In-stadium ambush marketing is the fastest way to draw the ire of FIFA. As an early example, during the 2006 World Cup in Germany, the Dutch beer brand Bavaria distributed thousands of sets of branded orange lederhosen to World Cup attendees. Many attendees were denied entry unless they removed the garments, and FIFA later filed suit against Bavaria. In 2010, Bavaria doubled down by sending 36 orange-clad women to the South Africa World Cup. Apparently un-amused by the repeat tactic, FIFA filed charges against the organizers of the “stunt.” After being ejected by FIFA officials, several of the women were arrested by South African police.

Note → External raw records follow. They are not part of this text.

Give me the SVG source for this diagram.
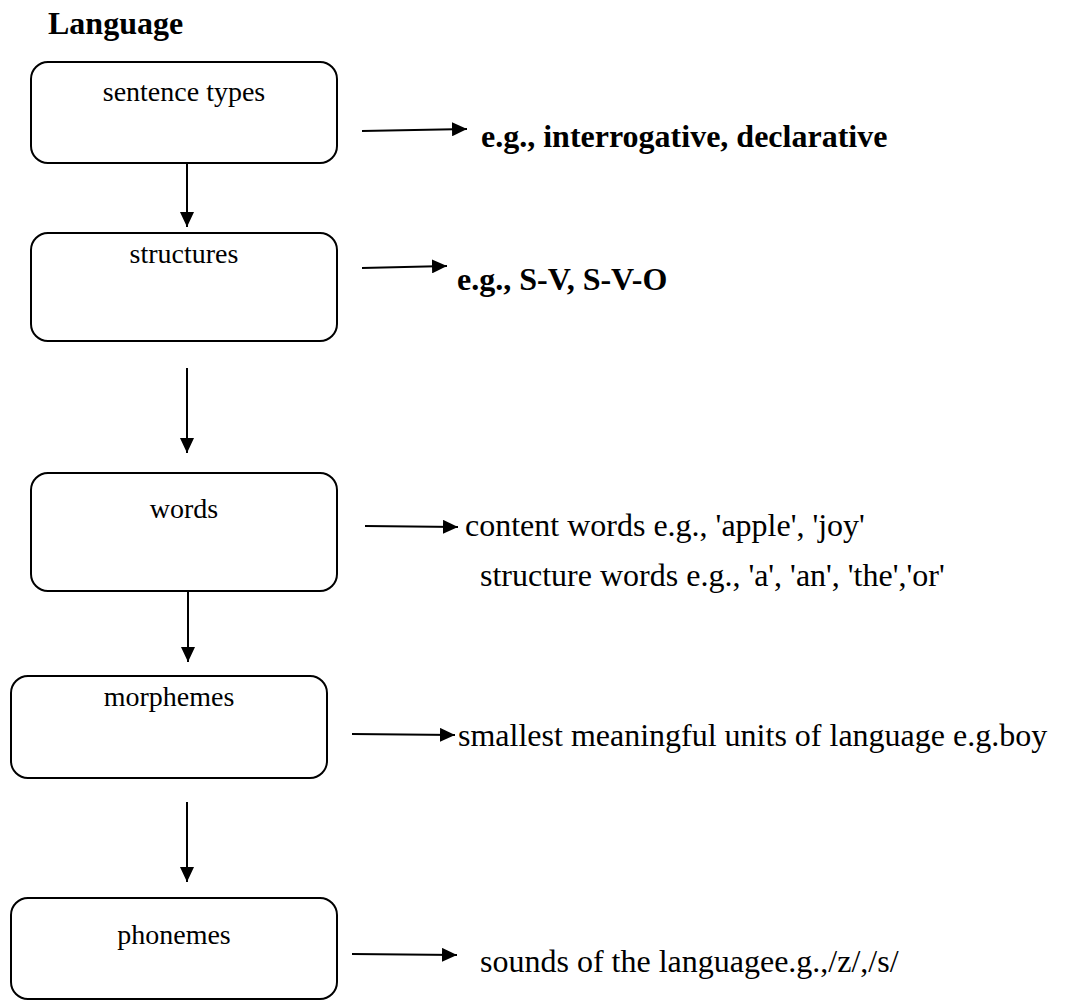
<svg xmlns="http://www.w3.org/2000/svg" width="1065" height="1001" viewBox="0 0 1065 1001">
<style>
.box{fill:#fff;stroke:#000;stroke-width:2}
.lbl{font-family:"Liberation Serif","Times New Roman",serif;font-size:28px;fill:#000;text-anchor:middle}
.txt{font-family:"Liberation Serif","Times New Roman",serif;font-size:32px;fill:#000}
.bold{font-weight:bold}
.conn{stroke:#000;stroke-width:2;fill:none;marker-end:url(#ah)}
</style>
<defs>
<marker id="ah" markerUnits="userSpaceOnUse" markerWidth="16" markerHeight="14" refX="15" refY="7" orient="auto">
<path d="M0,0 L15,7 L0,14 Z" fill="#000"/>
</marker>
</defs>
<rect width="1065" height="1001" fill="#fff"/>
<text class="txt bold" x="48" y="34">Language</text>
<g id="n1"><rect class="box" x="31" y="62" width="306" height="101" rx="17"/><text class="lbl" x="184" y="101">sentence types</text></g>
<g id="n2"><rect class="box" x="31" y="233" width="306" height="108" rx="17"/><text class="lbl" x="184" y="263">structures</text></g>
<g id="n3"><rect class="box" x="31" y="473" width="306" height="118" rx="17"/><text class="lbl" x="184" y="518">words</text></g>
<g id="n4"><rect class="box" x="11" y="676" width="316" height="102" rx="17"/><text class="lbl" x="169" y="706">morphemes</text></g>
<g id="n5"><rect class="box" x="11" y="898" width="326" height="101" rx="17"/><text class="lbl" x="174" y="944">phonemes</text></g>
<g id="t1"><text class="txt bold" x="481" y="147">e.g., interrogative, declarative</text></g>
<g id="t2"><text class="txt bold" x="457" y="290">e.g., S-V, S-V-O</text></g>
<g id="t3"><text class="txt" x="465" y="536">content words e.g., 'apple', 'joy'</text><text class="txt" x="480" y="586">structure words e.g., 'a', 'an', 'the','or'</text></g>
<g id="t4"><text class="txt" x="458" y="746">smallest meaningful units of language e.g.boy</text></g>
<g id="t5"><text class="txt" x="480" y="972">sounds of the languagee.g.,/z/,/s/</text></g>
<g id="connectors">
<line class="conn" x1="362" y1="131" x2="467" y2="129"/>
<line class="conn" x1="362" y1="268" x2="447" y2="266"/>
<line class="conn" x1="187" y1="163" x2="187" y2="227"/>
<line class="conn" x1="187" y1="368" x2="187" y2="453"/>
<line class="conn" x1="188" y1="591" x2="188" y2="662"/>
<line class="conn" x1="187" y1="802" x2="187" y2="882"/>
<line class="conn" x1="365" y1="526" x2="458" y2="527"/>
<line class="conn" x1="352" y1="734" x2="455" y2="735"/>
<line class="conn" x1="352" y1="954" x2="457" y2="955"/>
</g>
</svg>
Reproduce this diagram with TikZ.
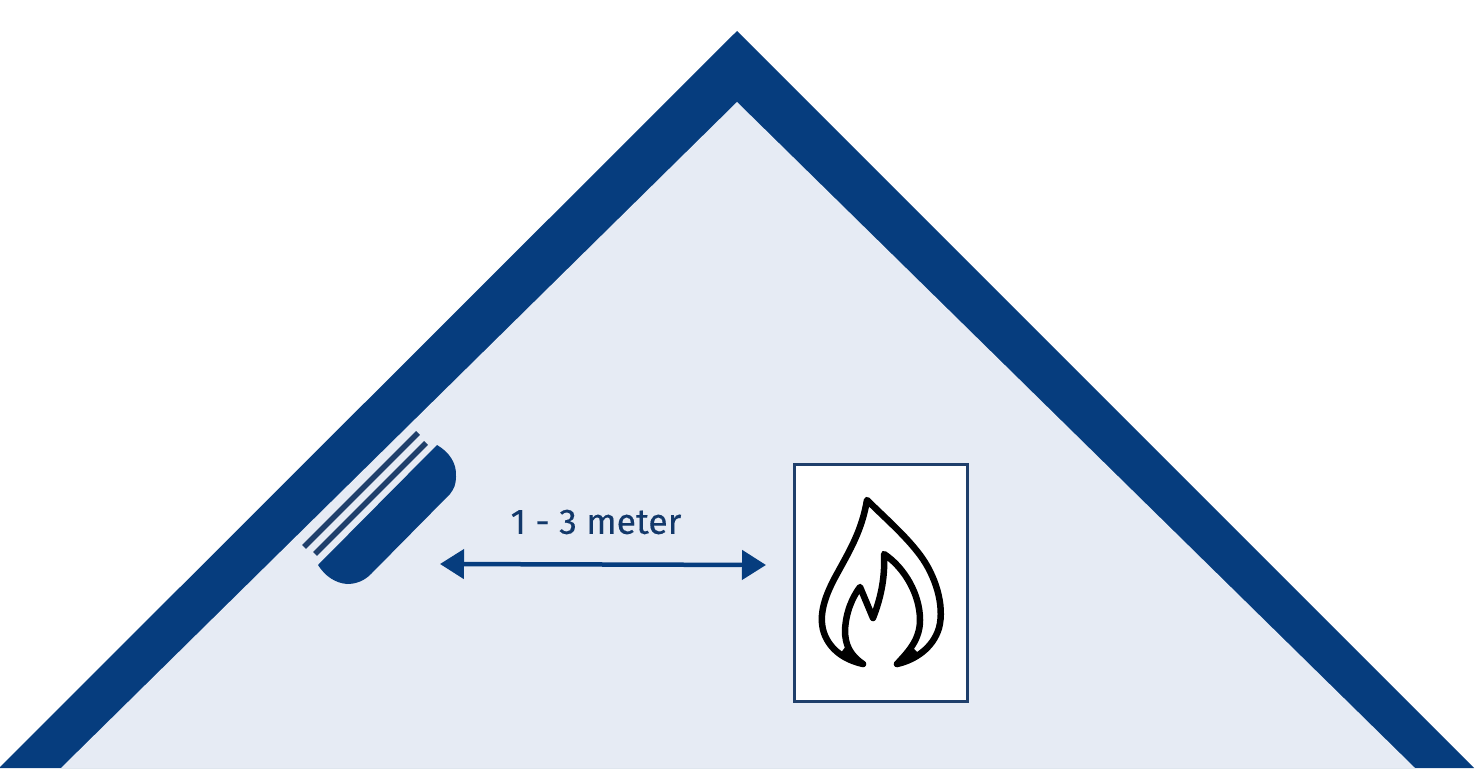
\documentclass[tikz,border=0pt]{standalone}
\usepackage{fontspec}
\setmainfont{Fira Sans}[FakeBold=0.35]
\usetikzlibrary{arrows.meta}
\definecolor{roofblue}{HTML}{063D7E}
\definecolor{roomfill}{HTML}{E6EBF4}
\definecolor{boxline}{HTML}{1F3F6B}
\definecolor{labelblue}{HTML}{12386A}
\tikzset{
  rangelabel/.style={text=labelblue,font=\fontsize{35.5}{40}\selectfont,inner sep=0pt},
  firebox/.style={draw=boxline,line width=3.5pt,fill=white,minimum width=173pt,minimum height=237pt,inner sep=0pt},
  flameline/.style={draw=black,line width=6.5pt,line join=round,line cap=round},
  rangearrow/.style={draw=roofblue,line width=4.5pt,{Triangle[length=24pt,width=29pt]}-{Triangle[length=24pt,width=29pt]}},
  sensorline/.style={draw=boxline,line width=5.5pt}
}
\begin{document}
\begin{tikzpicture}[x=1pt,y=-1pt]
\useasboundingbox (0,0) rectangle (1476,770);
\fill[white] (0,0) rectangle (1476,770);
%roof and room
\fill[roofblue] (737,31) -- (1474,768) -- (-1,768) -- cycle;
\fill[roomfill] (737,102) -- (1415,768) -- (61,768) -- cycle;
%detector
\fill[roofblue] (437,445) .. controls (449,452) and (457,463) .. (456,477) .. controls (456,484) and (454,489) .. (450,494) -- (371,574) .. controls (364,581) and (356,584) .. (347,584) .. controls (335,583) and (325,576) .. (318,565) -- cycle;
\draw[sensorline] (418,433) -- (304,547);
\draw[sensorline] (426,443) -- (315,554);
%fire symbol
\node[firebox] (fire) at (881,583) {};
\draw[flameline] (863,664) .. controls (845,660) and (830,650) .. (824,633) .. controls (818,615) and (825,595) .. (838,572) .. controls (850,550) and (862,530) .. (867,500)
  .. controls (885,518) and (905,535) .. (920,555) .. controls (935,575) and (945,605) .. (939,628) .. controls (933,648) and (915,660) .. (897,664);
\draw[flameline] (863,664) .. controls (850,655) and (845,645) .. (845,630) .. controls (846,612) and (852,598) .. (860,587)
  -- (873,618) .. controls (882,595) and (885,575) .. (884,554)
  .. controls (905,568) and (920,595) .. (920,620) .. controls (920,640) and (908,652) .. (897,664);
%thick ends of the flame
\fill[black] (864,665) -- (846,646) -- (840,654) -- cycle;
\fill[black] (896,665) -- (913,648) -- (920,655) -- cycle;
%distance
\coordinate (rangeL) at (440,564);
\coordinate (rangeR) at (766,565);
\draw[rangearrow] (rangeL) -- (rangeR);
\node[rangelabel] (range) at (596,522) {1 - 3 meter};
\end{tikzpicture}
\end{document}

Brazilian beachwear brand Blue Man similarly caught FIFA’s attention in 2014 when Brazilian footballer Neymar was photographed in-stadium wearing Blue Man boxers under his shorts, leading to enforcement by FIFA (but a 25% uptick in sales for the brand).
FIFA has also taken issue with marketers whose activities fall outside the stadium. For example, in 2010, FIFA sent a cease-and-desist letter to South African airline Kulula, which disseminated ads that included stadiums, vuvuzelas (remember those?) and national flags, with the claim that it was the “Unofficial National Carrier of the You-Know-What.” In 2014, FIFA similarly took issue with Brazilian travel company Decolar’s use of the tagline “Viva o Mundial” in connection with the marketing of travel packages specifically to World Cup host cities. Though “mundial” translates literally to “worldwide,” it is also a trademark registered by FIFA, and FIFA argued that Decolar was attempting to draw a connection with FIFA through its use of the term.
These enforcement activities are notable, as they were prompted by activities that would arguably be legal under U.S. law, and would probably not draw as much attention in connection with other events.
The Bottom Line
Although Russia’s World Cup Law is not enforceable in the United States – and we cannot advise on marketing activities conducted in Russia – FIFA has made clear that it views ambush marketing in whatever form as unlawful and infringing on its intellectual property rights. Accordingly, marketers will walk a particularly fine line when attempting to leverage the 2018 World Cup in Russia, and as always should consult counsel before trying to jump into the mix.